All I can ever be to you

Is the darkness that we knew,
And this regret I’ve got accustomed to.
Once it was so right,
When we were at our high,
Waiting for you in the hotel at night.

I knew I hadn’t met my match,
But every moment we could snatch,
I don’t know why I got so attached.
It’s my responsibility,
And you don’t owe nothing to me,
But to walk away I have no capacity.

[Chorus:]
He walks away,
The sun goes down,
He takes the day
But I’m grown,
And in your way,
In this blue shade
My tears dry on their own.

I don’t understand
Why do I stress a man
When there’s so many bigger things at hand.
We coulda never had it all,
We had to hit a wall,
So this is inevitable withdrawal.
Even if I stop wanting you,
A perspective pushes through,
I’ll be some next man’s other woman soon.

I shouldn’t play myself again,
I should just be my own best friend,
Not fuck myself in the head with stupid men.

[Chorus]

So we are history,
Your shadow covers me
The sky above,
A blaze,

[Chorus]

I wish I could say no regrets,
And no emotional debts,
‘Cause as we kiss goodbye the sun sets

So we are history,
The shadow covers me,
The sky above,
A blaze that only lovers see,

He walks away,
The sun goes down,
He takes the day
But I’m grown,
And in your way,
My blue shade
My tears dry on their own.

He walks away,
The sun goes down,
He takes the day
But I’m grown,
And in your way,
My deep shade
My tears dry on their own.

He walks away,
The sun goes down,
He takes the day
But I’m grown,
And in your way,
My deep shade
My tears dry

https://www.youtube.com/watch?v=ojdbDYahiCQ&feature=share

Amy

I always love a story that makes me feel, a story in which the protagonist burns so fiercely that you cannot ignore them. As a child I could not get the Karen Carpenter story from my head. Then as a teen it was the 27 club. Later Sylvia Plath, Virginia Woolf and Sarah Kane would haunt me. So naturally I was drawn towards Amy’s story.

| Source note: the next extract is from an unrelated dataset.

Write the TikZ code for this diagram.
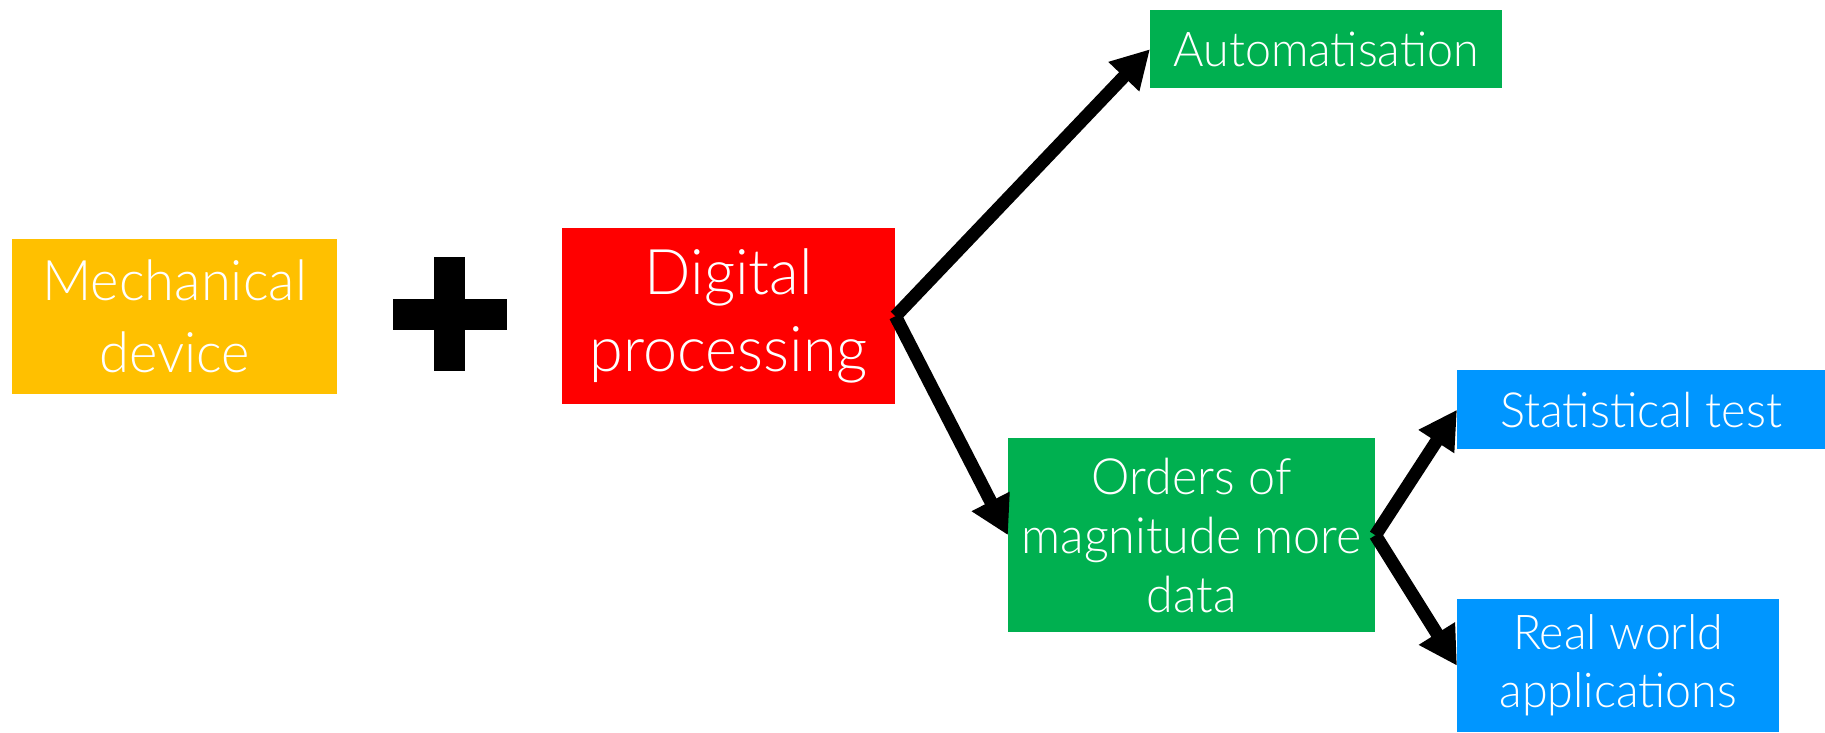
\documentclass[tikz,border=0pt]{standalone}
\usepackage{fontspec}
\setmainfont{Lato Light}
\newfontfamily\fnar{Lato Light}[FakeStretch=0.97]
\usetikzlibrary{arrows.meta}
\definecolor{cyellow}{HTML}{FFC000}
\definecolor{cred}{HTML}{FF0000}
\definecolor{cgreen}{HTML}{00B050}
\definecolor{cblue}{HTML}{0096FF}
\begin{document}
\begin{tikzpicture}[x=1pt,y=-1pt,
  box/.style={rectangle, inner sep=0pt, text=white, align=center, anchor=north west},
  conn/.style={line width=13pt, draw=black, -{Triangle[length=38pt,width=40pt]}}
]
\useasboundingbox (0,0) rectangle (1825,732);
\node[box, fill=cyellow, minimum width=325pt, minimum height=155pt,
  font=\fnar\fontsize{56}{72}\selectfont] (mech) at (12,239) {Mechanical\\device};
\fill[black] (434,257) rectangle (465,371);
\fill[black] (393,299) rectangle (507,330);
\node[box, fill=cred, minimum width=333pt, minimum height=176pt,
  font=\fnar\fontsize{63}{77}\selectfont] (dig) at (562,228) {Digital\\processing};
\node[box, fill=cgreen, minimum width=352pt, minimum height=78pt,
  font=\fnar\fontsize{48}{58}\selectfont] (auto) at (1150,10) {Automatisation};
\node[box, fill=cgreen, minimum width=367pt, minimum height=194pt,
  font=\fnar\fontsize{50}{59}\selectfont] (ord) at (1008,438) {Orders of\\magnitude more\\data};
\node[box, fill=cblue, minimum width=368pt, minimum height=79pt,
  font=\fnar\fontsize{48.5}{58}\selectfont] (stat) at (1457,370) {Statistical test};
\node[box, fill=cblue, minimum width=322pt, minimum height=133pt,
  font=\fnar\fontsize{48}{58}\selectfont] (real) at (1457,599) {Real world\\applications};
\draw[conn] (dig.east) -- (auto.west);
\draw[conn] (dig.east) -- (ord.west);
\draw[conn] (ord.east) -- (stat.west);
\draw[conn] (ord.east) -- (real.west);
\end{tikzpicture}
\end{document}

Amy first appeared on my radar the same time as most other people were aware of her (maybe rehab?) I don’t really remember. I do remember making a beeline to see her at Glastonbury though. She was playing the Pyramid Stage and we went to see the inevitable car crash. I didn’t really know much about her other than she was bound to play up. And she did, too trollied to perform and picking fights with the crowd. It wasn’t the experience I expected; I felt like a sick voyeur watching somebody self destruct in the public eye. The spectacle felt wrong and the audience were baiting her for a response. She gave it and we left feeling dirty from the cheap thrills of watching someone fuck up.

Only later did I hear her music properly and appreciate what a unique mesmerising soul she was. She sang from the heart and with such raw emotion, she was clearly one in a million. I fell in love with the story that she was singing. But yet again she was too fierce and burnt too bright. Then the news came that she was dead.

Once again the scrum for her story began and missed the point entirely. It seemed like the world was saying ‘I told you so’. But this was the world who had hunted her down and foreseen the demise and did nothing. In fact the world was egging her on, and I had been part of this.

Then came Amy the film, a well told story using original footage by the director Asif Kapadia. I was glued to every second, Amy is mesmerising in her every moment. Moments captured that are ugly and beautiful. Completely vulnerable yet she commands everyone she meets. A true old soul in a youthful media world. So yes it’s a story, a film constructed to portray a one sided tale (one that has been challenged by others). But when we stop pointing the finger of blame and focus on what Amy was truly about it opened my eyes to her music. Her handwritten songs and naive teenage poems sung with a wise and mature ‘beyond her years’ voice. She says herself she’s happiest when making music.

I love Amy as a hero and someone to look up to. Yes I love the romance of her story and the rebel in her appeals to mine. But what she stands for for me is all the fierce yet vulnerable, damaged yet expressive women out there. I know my creativity continues to save me, I just wish it could have saved her. I would love to hear what music she had left to give us. Love you Amy, I’ll fight on for you.